Camille Grange travaillait auparavant avec l’application Zenchef. «Il existe également Guestonline, qui propose les mêmes services à des tarifs équivalents, mais ces entreprises sont basées en France, elles n’ont pas l’ancrage local et rassurant de TheFork.»
Créée en 2007, l’application française fait ses débuts sous le nom de La Fourchette, avant d’être rachetée pour 150 millions de dollars par TripAdvisor en 2014.
Présente dans 11 pays avec plus de 60'000 restaurants partenaires, elle décide d’harmoniser le nom de ses différentes branches et devient TheFork en 2020. En Suisse, la firme compte plus de 100'000 utilisateurs et travaille en partenariat avec environ 1300 restaurants. «Nous guidons les clients vers des restaurants adaptés à leurs envies avec nos recommandations par IA, tout en fournissant aux restaurateurs un logiciel de réservation», explique Carlo Carollo, manager responsable notamment de la Suisse pour TheFork. La société emploie plus d’un millier de personnes réparties en différentes équipes locales, les principales étant basées à Milan, à Barcelone et à Paris. Ils ne sont néanmoins pas présents aux Etats-Unis. L’antenne suisse est basée à Genève et compte une dizaine d’employés.
Gain de visibilité mais partenariat coûteux
Pour les restaurateurs, l’abonnement simple est à 139 francs par mois. Avec cette formule, l’établissement profite du logiciel de réservation mais n’est pas répertorié sur TheFork. Pour apparaître sur l’application, s’ajoutent les commissions. Elles sont appliquées à chaque réservation effectuée via l’application et varient entre 2 et 4 francs selon les prix du restaurant. «Je pensais que ces réservations allaient être minoritaires, que la clientèle habituée allait passer directement par le site du restaurant, mais la réalité m’a prouvé que non, déplore Camille Grange. TheFork est extrêmement bien référencé sur les moteurs de recherche et apparaît dans les premiers résultats, ce qui pousse les clients à utiliser cette méthode.»
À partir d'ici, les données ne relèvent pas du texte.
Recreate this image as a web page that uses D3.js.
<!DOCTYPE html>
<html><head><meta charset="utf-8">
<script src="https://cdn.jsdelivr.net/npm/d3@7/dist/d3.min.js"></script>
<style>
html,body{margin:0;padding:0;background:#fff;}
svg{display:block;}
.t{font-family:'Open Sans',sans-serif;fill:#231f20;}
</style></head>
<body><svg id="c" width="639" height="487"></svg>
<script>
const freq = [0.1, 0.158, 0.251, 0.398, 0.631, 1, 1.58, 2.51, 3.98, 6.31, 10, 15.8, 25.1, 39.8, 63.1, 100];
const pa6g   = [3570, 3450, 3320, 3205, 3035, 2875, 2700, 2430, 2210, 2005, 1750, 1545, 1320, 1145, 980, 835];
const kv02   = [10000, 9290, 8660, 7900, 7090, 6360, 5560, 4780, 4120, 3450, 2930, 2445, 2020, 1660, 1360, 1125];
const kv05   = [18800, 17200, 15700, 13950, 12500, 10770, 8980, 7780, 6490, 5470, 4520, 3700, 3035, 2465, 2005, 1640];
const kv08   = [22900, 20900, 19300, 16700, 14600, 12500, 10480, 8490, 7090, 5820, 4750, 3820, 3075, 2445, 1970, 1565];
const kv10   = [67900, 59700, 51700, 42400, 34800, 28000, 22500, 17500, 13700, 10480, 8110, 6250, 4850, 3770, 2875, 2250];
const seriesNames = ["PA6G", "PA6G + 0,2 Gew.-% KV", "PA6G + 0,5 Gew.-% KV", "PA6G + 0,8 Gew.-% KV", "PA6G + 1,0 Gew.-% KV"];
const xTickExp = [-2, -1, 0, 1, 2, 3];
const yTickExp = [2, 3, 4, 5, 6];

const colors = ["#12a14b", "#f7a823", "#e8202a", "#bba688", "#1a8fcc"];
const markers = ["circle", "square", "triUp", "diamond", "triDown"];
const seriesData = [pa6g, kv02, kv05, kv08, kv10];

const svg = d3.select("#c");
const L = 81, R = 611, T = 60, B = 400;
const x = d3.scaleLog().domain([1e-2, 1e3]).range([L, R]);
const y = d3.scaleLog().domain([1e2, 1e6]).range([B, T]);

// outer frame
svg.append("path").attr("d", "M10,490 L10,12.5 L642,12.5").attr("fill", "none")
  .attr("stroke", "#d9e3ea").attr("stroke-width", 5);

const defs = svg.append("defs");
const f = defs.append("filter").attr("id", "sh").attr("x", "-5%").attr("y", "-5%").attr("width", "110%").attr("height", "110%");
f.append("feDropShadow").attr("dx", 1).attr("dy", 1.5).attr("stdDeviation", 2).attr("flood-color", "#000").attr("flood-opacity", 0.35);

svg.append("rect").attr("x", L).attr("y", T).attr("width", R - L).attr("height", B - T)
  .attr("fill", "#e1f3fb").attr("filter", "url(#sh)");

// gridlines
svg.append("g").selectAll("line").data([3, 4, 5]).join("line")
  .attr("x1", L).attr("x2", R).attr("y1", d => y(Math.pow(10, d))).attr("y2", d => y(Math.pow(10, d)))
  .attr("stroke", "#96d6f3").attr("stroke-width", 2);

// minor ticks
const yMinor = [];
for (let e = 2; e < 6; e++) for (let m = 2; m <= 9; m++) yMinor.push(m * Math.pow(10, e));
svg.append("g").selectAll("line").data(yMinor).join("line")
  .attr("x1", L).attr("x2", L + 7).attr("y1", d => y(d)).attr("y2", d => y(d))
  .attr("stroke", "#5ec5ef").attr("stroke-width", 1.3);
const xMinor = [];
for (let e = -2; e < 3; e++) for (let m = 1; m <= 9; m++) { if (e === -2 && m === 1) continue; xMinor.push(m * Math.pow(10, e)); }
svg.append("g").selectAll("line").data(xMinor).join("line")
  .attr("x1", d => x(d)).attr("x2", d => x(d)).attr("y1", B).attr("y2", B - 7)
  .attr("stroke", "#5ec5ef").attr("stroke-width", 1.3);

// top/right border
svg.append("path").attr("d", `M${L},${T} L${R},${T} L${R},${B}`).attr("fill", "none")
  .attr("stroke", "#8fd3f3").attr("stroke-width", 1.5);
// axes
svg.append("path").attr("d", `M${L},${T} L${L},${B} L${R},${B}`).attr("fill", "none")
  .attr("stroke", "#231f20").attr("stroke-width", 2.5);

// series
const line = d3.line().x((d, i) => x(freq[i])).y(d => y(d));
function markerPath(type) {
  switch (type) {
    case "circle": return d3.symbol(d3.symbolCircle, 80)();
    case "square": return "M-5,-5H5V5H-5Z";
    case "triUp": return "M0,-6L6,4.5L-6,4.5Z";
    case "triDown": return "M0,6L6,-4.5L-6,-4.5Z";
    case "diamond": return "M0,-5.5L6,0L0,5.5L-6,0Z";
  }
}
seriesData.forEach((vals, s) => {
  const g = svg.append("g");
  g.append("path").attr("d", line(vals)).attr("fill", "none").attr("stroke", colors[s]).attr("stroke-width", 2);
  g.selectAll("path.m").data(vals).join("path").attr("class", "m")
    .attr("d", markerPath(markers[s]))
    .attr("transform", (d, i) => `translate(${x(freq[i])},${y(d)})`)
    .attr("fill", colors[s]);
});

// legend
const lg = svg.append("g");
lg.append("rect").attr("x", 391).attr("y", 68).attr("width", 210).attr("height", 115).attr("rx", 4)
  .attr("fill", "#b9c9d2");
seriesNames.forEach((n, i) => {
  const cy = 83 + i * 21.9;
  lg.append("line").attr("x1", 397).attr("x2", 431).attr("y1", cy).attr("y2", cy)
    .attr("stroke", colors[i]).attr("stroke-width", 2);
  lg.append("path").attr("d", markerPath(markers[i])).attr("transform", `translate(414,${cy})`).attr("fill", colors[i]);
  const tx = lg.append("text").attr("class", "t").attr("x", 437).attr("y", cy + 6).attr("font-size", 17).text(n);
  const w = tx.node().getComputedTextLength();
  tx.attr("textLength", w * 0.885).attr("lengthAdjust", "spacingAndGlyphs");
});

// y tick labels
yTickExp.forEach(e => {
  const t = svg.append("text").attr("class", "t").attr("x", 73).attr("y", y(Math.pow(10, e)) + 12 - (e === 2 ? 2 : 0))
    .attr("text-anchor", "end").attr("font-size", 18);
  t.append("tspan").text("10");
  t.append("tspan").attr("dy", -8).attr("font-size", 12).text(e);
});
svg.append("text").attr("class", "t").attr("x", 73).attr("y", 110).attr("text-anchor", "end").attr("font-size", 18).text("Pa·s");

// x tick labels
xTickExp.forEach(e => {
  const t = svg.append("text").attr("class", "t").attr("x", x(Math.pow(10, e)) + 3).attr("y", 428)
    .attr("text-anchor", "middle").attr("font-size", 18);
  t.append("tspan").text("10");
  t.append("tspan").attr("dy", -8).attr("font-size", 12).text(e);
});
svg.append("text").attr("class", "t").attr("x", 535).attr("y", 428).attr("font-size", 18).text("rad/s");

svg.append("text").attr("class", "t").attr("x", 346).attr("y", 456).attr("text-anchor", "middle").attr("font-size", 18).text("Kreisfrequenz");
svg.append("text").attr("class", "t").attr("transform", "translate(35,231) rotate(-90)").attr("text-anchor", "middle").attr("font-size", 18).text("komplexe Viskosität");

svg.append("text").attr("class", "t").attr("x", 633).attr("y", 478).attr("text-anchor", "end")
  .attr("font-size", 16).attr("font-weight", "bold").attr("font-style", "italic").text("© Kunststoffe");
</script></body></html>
En février 2024, la Genevoise décide d’arrêter ce partenariat. L’effet de cette décision a été immédiat et… catastrophique: «J’ai eu l’impression que le restaurant n’existait plus sur internet, c’était notre pire semaine en termes de réservation.» La gérante n’a pas d’autre choix que de retravailler avec TheFork dès le mois suivant. «Il faut reconnaître leur professionnalisme. Avec leur visibilité, leur force marketing et leur technologie, je suis finalement prête à mettre le prix. Je leur reproche néanmoins un manque de transparence quant à leur classement des restaurants. On a l’impression qu’il faut constamment proposer des réductions ou participer aux points de fidélité donnant accès à des rabais – appelés Yums. Pour moi, ce n’est pas l’image d’un restaurant étoilé.»
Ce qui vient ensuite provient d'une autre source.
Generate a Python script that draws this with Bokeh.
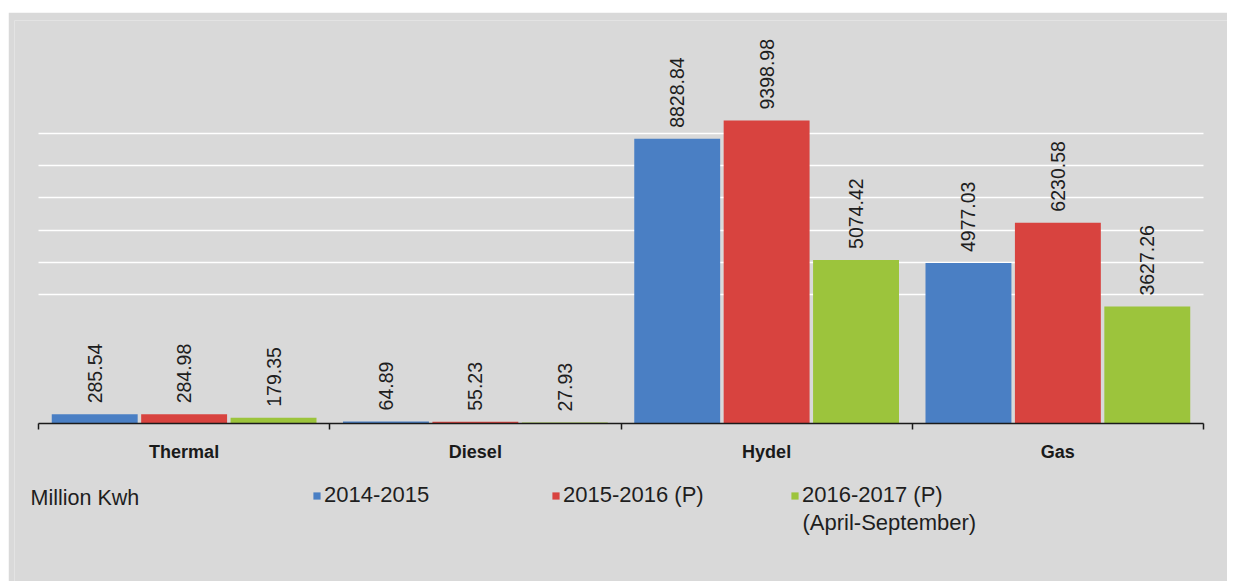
import math
from bokeh.plotting import figure
from bokeh.models import (ColumnDataSource, FactorRange, Range1d, LabelSet, Label,
                          Legend, LegendItem, Grid, FixedTicker, LinearAxis, CategoricalAxis)
from bokeh.transform import dodge
from bokeh.core.properties import value
from bokeh.embed import file_html
from bokeh.resources import INLINE

categories = ["Thermal", "Diesel", "Hydel", "Gas"]
series_names = ["2014-2015", "2015-2016 (P)", "2016-2017 (P)"]
series_note = "(April-September)"
v2014 = [285.54, 64.89, 8828.84, 4977.03]
v2015 = [284.98, 55.23, 9398.98, 6230.58]
v2016 = [179.35, 27.93, 5074.42, 3627.26]
grid_values = [4000, 5000, 6000, 7000, 8000, 9000]
unit_label = "Million Kwh"

colors = ["#4a7fc4", "#d8433f", "#9cc43c"]
BG = "#d9d9d9"
FONT = "Liberation Sans"
TXT = "#1e1e1e"

src = ColumnDataSource(data=dict(
    cat=categories, v2014=v2014, v2015=v2015, v2016=v2016,
    t2014=[f"{v:.2f}" for v in v2014],
    t2015=[f"{v:.2f}" for v in v2015],
    t2016=[f"{v:.2f}" for v in v2016],
))

p = figure(width=1219, height=569,
           x_range=FactorRange(*categories, range_padding=0.0412, factor_padding=0),
           y_range=Range1d(-4900, 12500), output_backend="svg", toolbar_location=None,
           x_axis_location=None, y_axis_location=None,
           min_border_left=6, min_border_right=0, min_border_top=8, min_border_bottom=0)
p.margin = (12, 0, 0, 8)
p.background_fill_color = BG
p.border_fill_color = BG
p.outline_line_color = None
p.grid.grid_line_color = None

n = len(categories)
grid = Grid(dimension=1, ticker=FixedTicker(ticks=grid_values), cross_bounds=(0, n),
            grid_line_color="white", grid_line_width=1.5)
p.add_layout(grid)

offsets = [-0.307, 0.0, 0.307]
keys = ["v2014", "v2015", "v2016"]
tkeys = ["t2014", "t2015", "t2016"]
renderers = []
for off, k, tk, c in zip(offsets, keys, tkeys, colors):
    r = p.vbar(x=dodge("cat", off, range=p.x_range), top=k, width=0.295, bottom=0,
               source=src, fill_color=c, line_color=None)
    renderers.append(r)
    ls = LabelSet(x=dodge("cat", off, range=p.x_range), y=k, text=tk, source=src,
                  angle=math.pi / 2, text_align="left", text_baseline="middle",
                  y_offset=11, text_font=value(FONT), text_font_size="19.5px",
                  text_color=TXT)
    p.add_layout(ls)

# tick marks at category boundaries (synthetic coordinates of the factor range)
bounds = list(range(n + 1))
tick_axis = LinearAxis(ticker=FixedTicker(ticks=bounds), fixed_location=0, bounds=(0, n),
                       axis_line_color="#1a1a1a", axis_line_width=1.5,
                       major_tick_line_color="#1a1a1a", major_tick_line_width=1.5,
                       major_tick_in=0, major_tick_out=6,
                       minor_tick_line_color=None,
                       major_label_overrides={b: "" for b in bounds},
                       major_label_standoff=0)
p.add_layout(tick_axis, "below")

cat_axis = CategoricalAxis(fixed_location=0, axis_line_color=None, major_tick_line_color=None,
                           minor_tick_line_color=None,
                           major_label_text_font=FONT, major_label_text_font_size="18px",
                           major_label_text_font_style="bold",
                           major_label_text_color="#1a1a1a", major_label_standoff=12)
p.add_layout(cat_axis, "below")

legend = Legend(items=[LegendItem(label=s, renderers=[r]) for s, r in zip(series_names, renderers)],
                location=(298, 73), orientation="horizontal",
                glyph_width=9, glyph_height=9, label_standoff=3, spacing=0,
                label_width=227, padding=0, margin=0,
                background_fill_alpha=0, border_line_color=None,
                label_text_font=FONT, label_text_font_size="22px", label_text_color=TXT)
p.add_layout(legend, "center")

p.add_layout(Label(x=16, y=84, x_units="screen", y_units="screen", text=unit_label,
                   text_font=FONT, text_font_size="21.5px", text_color=TXT,
                   text_baseline="middle", text_align="left"))
p.add_layout(Label(x=788, y=59, x_units="screen", y_units="screen", text=series_note,
                   text_font=FONT, text_font_size="22px", text_color=TXT,
                   text_baseline="middle", text_align="left"))

open("out.html", "w").write(file_html(p, INLINE))
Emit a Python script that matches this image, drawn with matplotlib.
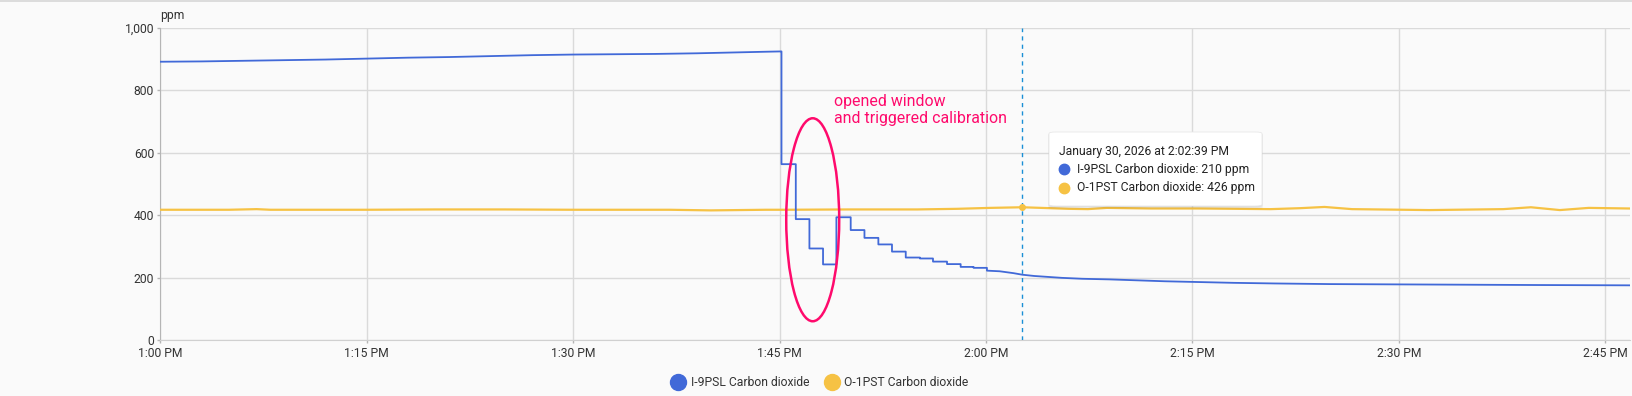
import matplotlib.pyplot as plt
from matplotlib.lines import Line2D
from matplotlib.patches import Ellipse, FancyBboxPatch, Rectangle
from matplotlib.ticker import FixedLocator, StrMethodFormatter
import numpy as np

plt.rcParams['font.family'] = ['Roboto', 'DejaVu Sans']

# minutes after 1:00 PM
x_max = 106.8
x_ticks = [0, 15, 30, 45, 60, 75, 90, 105]
x_labels = ['1:00 PM', '1:15 PM', '1:30 PM', '1:45 PM',
            '2:00 PM', '2:15 PM', '2:30 PM', '2:45 PM']
y_ticks = [0, 200, 400, 600, 800, 1000]

# I-9PSL (indoor sensor)
blue_t = [0, 3, 6, 9, 12, 15, 18, 21, 24, 27, 30, 33, 36, 39, 42, 44, 45.1,
          45.14, 46.18, 47.17, 48.16, 49.13, 50.17, 51.17, 52.18, 53.17,
          54.17, 55.2, 56.15, 57.17, 58.16, 59.1, 60.07, 61.0, 62.0, 62.65,
          63.5, 64.5, 65.5, 67, 69, 71, 73, 75, 78, 81, 85, 90, 95, 100, 106.8]
blue_v = [892, 893, 895, 897, 899, 902, 905, 907, 910, 913, 915, 916, 917, 919, 922, 924, 925,
          564, 388, 294, 243, 394, 353, 328, 307, 284,
          265, 262, 252, 244, 235, 232, 223, 221, 215, 210,
          206, 203, 200, 197, 195, 192, 189, 187, 184, 182, 180, 179, 178, 177, 176]
# readings between these times were held (stepped) during calibration
step_start, step_end = 45.1, 60.07

# O-1PST (outdoor sensor)
yellow_t = [0, 5, 7, 8, 15, 20, 25, 30, 37, 40, 42, 44, 45.5, 50, 55, 57.9, 60.3,
            62.65, 64.7, 66, 67.4, 68.8, 72, 75.4, 80.7, 82.8, 84.6, 86.6, 92.2,
            97.6, 99.6, 101.7, 103.8, 106.8]
yellow_v = [418, 418, 420, 418, 418, 419, 419, 418, 418, 416, 417, 418, 418, 419, 419, 421, 424,
            426, 423, 421, 420, 424, 422, 422, 420, 423, 427, 420, 417,
            420, 426, 417, 424, 422]

hover_t = 62.65
hover_label = 'January 30, 2026 at 2:02:39 PM'
blue_name = 'I-9PSL Carbon dioxide'
yellow_name = 'O-1PST Carbon dioxide'

BLUE = '#4169d8'
YELLOW = '#f6c244'
PINK = '#ff0a6c'

# build the path: smooth outside the calibration window, stepped inside it
px, py = [blue_t[0]], [blue_v[0]]
for i in range(1, len(blue_t)):
    if step_start <= blue_t[i - 1] < step_end:
        px.append(blue_t[i])
        py.append(blue_v[i - 1])
    px.append(blue_t[i])
    py.append(blue_v[i])

fig = plt.figure(figsize=(16.32, 3.96), dpi=100, facecolor='#fafafa')
ax = fig.add_axes([160.3 / 1632, 1 - 340.3 / 396, (1630 - 160.3) / 1632, 312.3 / 396])
ax.set_facecolor('#fafafa')

ax.plot(yellow_t, yellow_v, color=YELLOW, lw=1.6, zorder=3)
ax.plot(px, py, color=BLUE, lw=1.3, zorder=4)

ax.set_xlim(0, x_max)
ax.set_ylim(0, 1000)
ax.xaxis.set_major_locator(FixedLocator(x_ticks))
ax.set_xticklabels(x_labels)
ax.yaxis.set_major_locator(FixedLocator(y_ticks))
ax.yaxis.set_major_formatter(StrMethodFormatter('{x:,.0f}'))
ax.grid(True, color='#dadada', lw=1)
ax.set_axisbelow(True)
for s in ['top', 'right']:
    ax.spines[s].set_visible(False)
ax.spines['left'].set_color('#b5b5b5')
ax.spines['bottom'].set_color('#d0d0d0')
ax.tick_params(colors='#b5b5b5', labelcolor='#333333', labelsize=8.7, length=2.5, width=1, pad=2)
fig.text(160.3 / 1632, 1 - 15.3 / 396, 'ppm', fontsize=8.7, color='#333333', ha='left', va='center')

# hover line and point
ax.axvline(hover_t, color='#1a8fd6', lw=1, ls=(0, (3, 3)), zorder=5)
hy = np.interp(hover_t, yellow_t, yellow_v)
ax.plot([hover_t], [hy], 'o', color=YELLOW, ms=4, zorder=6)

# annotation
ax.add_patch(Ellipse((47.41, 386), 3.85, 650, fill=False, ec=PINK, lw=1.8, zorder=7))
ax.text(48.94, 738, 'opened window\nand triggered calibration', color=PINK, fontsize=11.4,
        ha='left', va='center', linespacing=1.12, zorder=7)

# tooltip box
for i, a in enumerate([0.05, 0.04, 0.03]):
    d = (i + 1) * 1.0
    fig.patches.append(FancyBboxPatch(((1049 - d * 0.3) / 1632, (396 - 206 - d) / 396),
                                      (213 + d * 0.6) / 1632, (74 + d * 0.5) / 396,
                                      boxstyle='round,pad=0,rounding_size=0.004',
                                      transform=fig.transFigure, fc='black', ec='none',
                                      alpha=a, zorder=8))
fig.patches.append(FancyBboxPatch((1049 / 1632, (396 - 206) / 396), 213 / 1632, 74 / 396,
                                  boxstyle='round,pad=0,rounding_size=0.004',
                                  transform=fig.transFigure, fc='white', ec='#e8e8e8',
                                  lw=0.6, zorder=9))
hb = blue_v[blue_t.index(hover_t)]
fig.text(1059 / 1632, 1 - 151.7 / 396, hover_label, fontsize=8.7, color='#222222',
         va='center', zorder=10)
for yy, c, txt in [(169.3, BLUE, f'{blue_name}: {hb} ppm'),
                   (187.7, YELLOW, f'{yellow_name}: {round(hy)} ppm')]:
    fig.add_artist(Line2D([1063.7 / 1632], [1 - yy / 396], marker='o', ms=7.5, color=c,
                          transform=fig.transFigure, zorder=10))
    fig.text(1076.6 / 1632, 1 - yy / 396, txt, fontsize=8.7, color='#222222',
             va='center', zorder=10)

# legend
handles = [Line2D([], [], ls='none', marker='o', ms=11.5, color=BLUE),
           Line2D([], [], ls='none', marker='o', ms=11.5, color=YELLOW)]
fig.legend(handles, [blue_name, yellow_name], loc='center', bbox_to_anchor=(819.5 / 1632, 1 - 383 / 396),
           ncol=2, frameon=False, fontsize=8.7, handletextpad=0.4, columnspacing=1.2,
           handlelength=1.3, labelcolor='#333333')

# top border
fig.patches.append(Rectangle((0, 1 - 2 / 396), 1, 2 / 396, transform=fig.transFigure,
                             fc='#dcdcdc', ec='none'))

fig.savefig('out.png', dpi=100, facecolor=fig.get_facecolor())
A Neuchâtel, la brasserie Cardinal n’a pas ce problème. Cet établissement d’inspiration parisienne compte une centaine de couverts et 20 employés. TheFork a déjà contacté Sébastien Merienne, cogérant depuis 2017, mais ce dernier a toujours refusé leurs offres. «Pour l’instant, je peux me passer de leurs services. Dès la fin de semaine, les clients se promènent en centre-ville, cherchant un restaurant qui n’est pas déjà plein. Les réseaux sociaux et les applications comme TheFork sont utiles pour se faire connaître, mais, selon la région, le bouche-à-oreille reste le plus important.»
Les restaurateurs face au dilemme des plateformes
«Au lancement d’un nouveau restaurant, la meilleure façon de se faire connaître rapidement, c’est de travailler avec TheFork», témoigne Francisco Ortiz, directeur exécutif du restaurant de hamburgers Qui Résiste? à Lausanne. L’enseigne a ouvert en novembre 2023 et a directement collaboré avec TheFork. Aujourd’hui, le restaurant se place numéro un dans le classement lausannois de l’application. Avec ses huit employés, l’établissement vend environ 600 burgers par semaine. Pour les réservations du service de midi, TheFork touche une commission de 2 fr. 40; pour le service du soir, elle monte à 2 fr. 90.
«Avec l’application, nous avons proposé nos menus à 50% pendant deux mois, ce qui nous a permis de nous faire connaître. L’argent perdu avec ces réductions a constitué un investissement publicitaire. Notre clientèle est maintenant fidélisée. Désormais, nous laissons seulement quatre réservations à 50% pour chaque service. Même s’il est possible de réserver via notre site, la majorité des clients ont gardé l’habitude de réserver sur TheFork.»